◆ **Short problem**: From the listing below, output the lines between the one with "Convert this chart" and the one with "import * as", including those two, and nothing else. Pictures are not copied.

◆ **Listing**:
○ ○ ○ ○ ○ ○ ○
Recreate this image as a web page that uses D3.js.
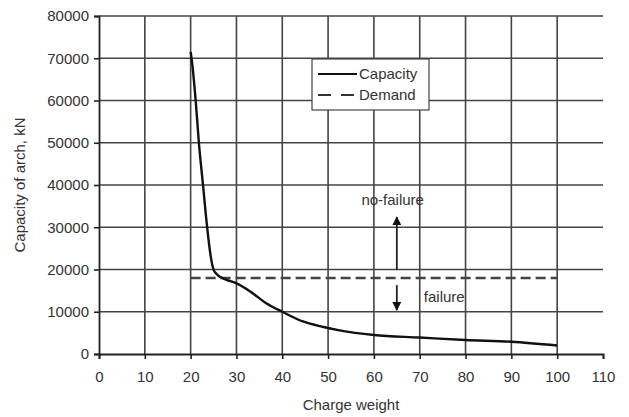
<!DOCTYPE html>
<html>
<head>
<meta charset="utf-8">
<script src="https://cdn.jsdelivr.net/npm/d3@7"></script>
<style>
  body { margin: 0; background: #fff; }
  text { font-family: "Liberation Sans", Arial, sans-serif; fill: #333; }
</style>
</head>
<body>
<svg id="chart" width="629" height="417"></svg>
<script>
// charge weight vs capacity of arch
var capX = [20, 20.2, 21.1, 21.8, 22.7, 23.6, 24.4, 25, 25.6, 26.5, 28, 30, 33, 36.5, 40, 44.5, 49, 52.5, 60, 70, 80, 90, 100]
var capY = [71500, 70000, 60000, 50000, 40000, 30000, 23000, 20000, 19000, 18200, 17500, 16700, 14800, 12000, 10000, 7700, 6400, 5600, 4500, 3900, 3300, 2900, 2000]
var demandX = [20, 100]
var demandY = [18000, 18000]
var xTicks = d3.range(0, 111, 10)
var yTicks = d3.range(0, 80001, 10000)

var margin = {left: 99, top: 16, right: 26, bottom: 63}
var w = 629, h = 417
var svg = d3.select('#chart')

var x = d3.scaleLinear().domain([0, 110]).range([margin.left, w - margin.right])
var y = d3.scaleLinear().domain([0, 80000]).range([h - margin.bottom, margin.top])

// grid
svg.append('g').selectAll('line.vg').data(xTicks.filter(function(d) { return d > 0 && d < 110 })).enter()
  .append('line')
  .attr('x1', function(d) { return x(d) }).attr('x2', function(d) { return x(d) })
  .attr('y1', y(0)).attr('y2', y(80000))
  .attr('stroke', '#444').attr('stroke-width', 1.6)

svg.append('g').selectAll('line.hg').data(yTicks.filter(function(d) { return d > 0 })).enter()
  .append('line')
  .attr('x1', x(0)).attr('x2', x(110))
  .attr('y1', function(d) { return y(d) }).attr('y2', function(d) { return y(d) })
  .attr('stroke', '#444').attr('stroke-width', 1.6)

// axes
var xAxis = svg.append('g').attr('transform', 'translate(0,' + y(0) + ')')
  .call(d3.axisBottom(x).tickValues(xTicks).tickSize(5).tickPadding(12))
var yAxis = svg.append('g').attr('transform', 'translate(' + x(0) + ',0)')
  .call(d3.axisLeft(y).tickValues(yTicks).tickSize(5).tickPadding(5).tickFormat(d3.format('d')))

;[xAxis, yAxis].forEach(function(a) {
  a.select('.domain').attr('stroke', '#222').attr('stroke-width', 1.8)
  a.selectAll('.tick line').attr('stroke', '#222').attr('stroke-width', 1.6)
  a.selectAll('.tick text').style('font-size', '15px').attr('fill', '#333')
})

// demand line
var line = d3.line().x(function(d) { return x(d[0]) }).y(function(d) { return y(d[1]) })
svg.append('path')
  .datum(d3.zip(demandX, demandY))
  .attr('d', line)
  .attr('fill', 'none').attr('stroke', '#444').attr('stroke-width', 2.4)
  .attr('stroke-dasharray', '10,5')

// capacity curve
svg.append('path')
  .datum(d3.zip(capX, capY))
  .attr('d', line.curve(d3.curveMonotoneX))
  .attr('fill', 'none').attr('stroke', '#111').attr('stroke-width', 2.4)

// arrows
var defs = svg.append('defs')
defs.append('marker').attr('id', 'head')
  .attr('viewBox', '0 0 10 10').attr('refX', 9).attr('refY', 5)
  .attr('markerWidth', 5).attr('markerHeight', 5).attr('orient', 'auto')
  .append('path').attr('d', 'M0,0 L10,5 L0,10 Z').attr('fill', '#111')

var arrows = [[65, 19900, 32400], [65, 16300, 10400]]
svg.append('g').selectAll('line').data(arrows).enter()
  .append('line')
  .attr('x1', function(d) { return x(d[0]) }).attr('x2', function(d) { return x(d[0]) })
  .attr('y1', function(d) { return y(d[1]) }).attr('y2', function(d) { return y(d[2]) })
  .attr('stroke', '#222').attr('stroke-width', 1.8)
  .attr('marker-end', 'url(#head)')

svg.append('text').attr('x', x(64.1)).attr('y', y(35300)).attr('text-anchor', 'middle')
  .style('font-size', '15px').text('no-failure')
svg.append('text').attr('x', x(70.9)).attr('y', y(12300))
  .style('font-size', '15px').text('failure')

// legend
var lg = svg.append('g').attr('transform', 'translate(312,59)')
lg.append('rect').attr('width', 117).attr('height', 51)
  .attr('fill', '#fff').attr('stroke', '#444').attr('stroke-width', 1.2)
lg.append('line').attr('x1', 6).attr('x2', 45).attr('y1', 15).attr('y2', 15)
  .attr('stroke', '#111').attr('stroke-width', 2.2)
lg.append('line').attr('x1', 6).attr('x2', 45).attr('y1', 36).attr('y2', 36)
  .attr('stroke', '#333').attr('stroke-width', 2.2).attr('stroke-dasharray', '13,10')
lg.append('text').attr('x', 47).attr('y', 20).style('font-size', '15px').text('Capacity')
lg.append('text').attr('x', 47).attr('y', 41).style('font-size', '15px').text('Demand')

// axis titles
svg.append('text').attr('x', x(55)).attr('y', 410).attr('text-anchor', 'middle')
  .style('font-size', '15px').text('Charge weight')
svg.append('text').attr('transform', 'translate(25,' + y(40000) + ') rotate(-90)')
  .attr('text-anchor', 'middle').style('font-size', '15px').text('Capacity of arch, kN')
</script>
</body>
</html>
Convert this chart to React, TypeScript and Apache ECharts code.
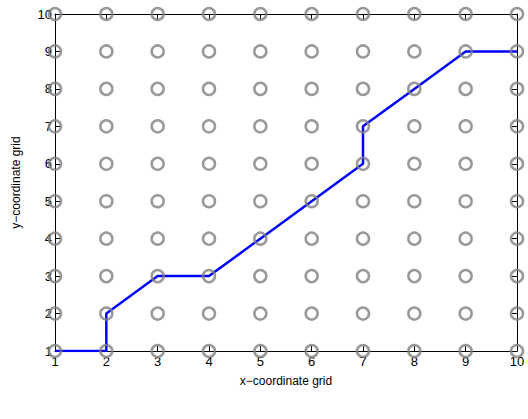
import React, { useEffect, useRef } from "react";
import * as echarts from "echarts";

const gridX = [1, 2, 3, 4, 5, 6, 7, 8, 9, 10];
const gridY = [1, 2, 3, 4, 5, 6, 7, 8, 9, 10];
const pathX = [1, 2, 2, 3, 4, 5, 6, 7, 7, 8, 9, 10];
const pathY = [1, 1, 2, 3, 3, 4, 5, 6, 7, 8, 9, 9];
const xTitle = "x\u2212coordinate grid";
const yTitle = "y\u2212coordinate grid";

export default function App() {
  const ref = useRef<HTMLDivElement>(null);
  useEffect(() => {
    if (!ref.current) return;
    const chart = echarts.init(ref.current, undefined, { renderer: "svg" });
    const pts: number[][] = [];
    gridX.forEach((x) => gridY.forEach((y) => pts.push([x, y])));
    const font = "Liberation Sans, Arial, sans-serif";
    const baseAxis = {
      type: "value" as const,
      min: 1,
      max: 10,
      interval: 1,
      splitLine: { show: false },
      axisLine: { show: true, onZero: false, lineStyle: { color: "#000", width: 1 } },
      axisTick: { show: true, inside: true, length: 5, lineStyle: { color: "#000" } },
    };
    chart.setOption({
      animation: false,
      backgroundColor: "#fff",
      grid: { left: 55, right: 11, top: 14, bottom: 68 },
      xAxis: [
        {
          ...baseAxis,
          position: "bottom",
          name: xTitle,
          nameLocation: "middle",
          nameGap: 24,
          nameTextStyle: { fontFamily: font, fontSize: 12, color: "#000" },
          axisLabel: { fontFamily: font, fontSize: 13, color: "#000", margin: 4 },
        },
        { ...baseAxis, position: "top", axisLabel: { show: false } },
      ],
      yAxis: [
        {
          ...baseAxis,
          position: "left",
          name: yTitle,
          nameLocation: "middle",
          nameGap: 33,
          nameTextStyle: { fontFamily: font, fontSize: 12, color: "#000" },
          axisLabel: { fontFamily: font, fontSize: 13, color: "#000", margin: 3 },
        },
        { ...baseAxis, position: "right", axisLabel: { show: false } },
      ],
      series: [
        {
          type: "line",
          data: pathX.map((x, i) => [x, pathY[i]]),
          symbol: "none",
          lineStyle: { color: "#0000ff", width: 2.5 },
          z: 3,
        },
        {
          type: "scatter",
          data: pts,
          symbol: "circle",
          symbolSize: 12,
          itemStyle: { color: "none", borderColor: "#7f7f7f", borderWidth: 2.5 },
          z: 4,
        },
      ],
    });
    return () => chart.dispose();
  }, []);
  return (
    <div
      ref={ref}
      style={{ position: "absolute", left: 0, top: 0, width: 528, height: 419 }}
    />
  );
}
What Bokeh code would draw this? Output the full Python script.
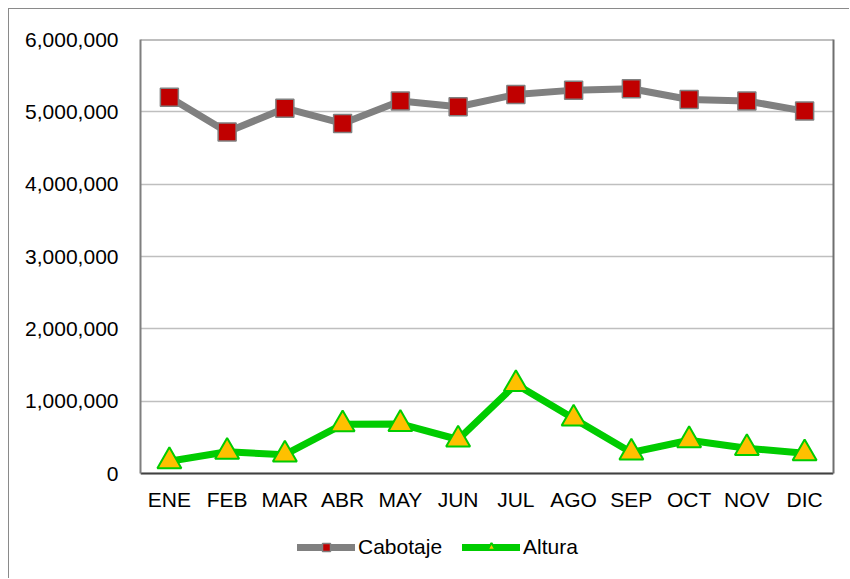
from bokeh.plotting import figure
from bokeh.models import (FactorRange, Range1d, FixedTicker, NumeralTickFormatter,
                          Legend, LegendItem, LinearAxis, Span)
from bokeh.embed import file_html
from bokeh.resources import INLINE

months = ["ENE", "FEB", "MAR", "ABR", "MAY", "JUN", "JUL", "AGO", "SEP", "OCT", "NOV", "DIC"]
cabotaje = [5200000, 4720000, 5050000, 4840000, 5150000, 5070000,
            5240000, 5300000, 5320000, 5170000, 5150000, 5010000]
altura = [170000, 300000, 260000, 680000, 685000, 470000,
          1235000, 760000, 290000, 460000, 350000, 280000]
y_ticks = [0, 1000000, 2000000, 3000000, 4000000, 5000000, 6000000]
y_max = 6000000

FONT = "Liberation Sans"

# the frame reaches down to the canvas bottom so the legend can sit inside it;
# the value axis only covers 0..6,000,000 (0 sits 106 px above the frame bottom)
y_min = -y_max * 106 / 434

p = figure(width=841, height=570, output_backend="svg", toolbar_location=None,
           x_range=FactorRange(*months, range_padding=0),
           y_range=Range1d(y_min, y_max),
           min_border_left=131, min_border_right=17, min_border_top=30, min_border_bottom=0)
p.styles = {"margin-left": "8px", "margin-top": "8px",
            "border-left": "1px solid #8a8a8a", "border-top": "1px solid #8a8a8a"}

p.background_fill_color = "white"
p.border_fill_color = "white"
p.outline_line_color = None

p.xgrid.grid_line_color = None
p.ygrid.grid_line_color = "#bfbfbf"
p.ygrid.grid_line_width = 1.5
p.yaxis.ticker = FixedTicker(ticks=y_ticks)
p.yaxis.formatter = NumeralTickFormatter(format="0,0")
p.yaxis.bounds = (0, y_max)

for ax in (p.xaxis, p.yaxis):
    ax.major_tick_line_color = None
    ax.minor_tick_line_color = None
    ax.major_label_text_font = FONT
    ax.major_label_text_font_size = "21px"
    ax.major_label_text_color = "black"
p.yaxis.axis_line_color = "#7f7f7f"
p.yaxis.axis_line_width = 2
p.xaxis.axis_line_color = "#404040"
p.xaxis.axis_line_width = 2
p.xaxis.fixed_location = 0
p.yaxis.major_label_standoff = 16
p.xaxis.major_label_standoff = 8

right_axis = LinearAxis(bounds=(0, y_max), ticker=FixedTicker(ticks=[]),
                        axis_line_color="#6f6f6f", axis_line_width=2,
                        major_tick_line_color=None, minor_tick_line_color=None,
                        major_label_text_font_size="0px")
p.add_layout(right_axis, "right")
p.add_layout(Span(location=y_max, dimension="width", line_color="#7f7f7f", line_width=2))

l1 = p.line(months, cabotaje, line_color="#808080", line_width=7,
            line_cap="round", line_join="round")
s1 = p.scatter(months, cabotaje, marker="square", size=18, fill_color="#c00000",
               line_color="#808080", line_width=1.5)
l2 = p.line(months, altura, line_color="#00cc00", line_width=7,
            line_cap="round", line_join="round")
s2 = p.scatter(months, altura, marker="triangle", size=24, fill_color="#ffc000",
               line_color="#00cc00", line_width=2)

legend = Legend(items=[LegendItem(label="Cabotaje", renderers=[l1, s1]),
                       LegendItem(label="Altura", renderers=[l2, s2])],
                orientation="horizontal", location=(157, 20),
                glyph_width=58, glyph_height=20, label_standoff=3, spacing=20,
                padding=0, margin=0, border_line_color=None, background_fill_alpha=0,
                label_text_font=FONT, label_text_font_size="21px", label_text_color="black")
p.add_layout(legend, "center")

open("out.html", "w").write(file_html(p, INLINE))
○ ○ ○ ○ ○ ○ ○
◆ **Exercise output**:
Convert this chart to React, TypeScript and Apache ECharts code.
import React, { useEffect, useRef } from "react";
import * as echarts from "echarts";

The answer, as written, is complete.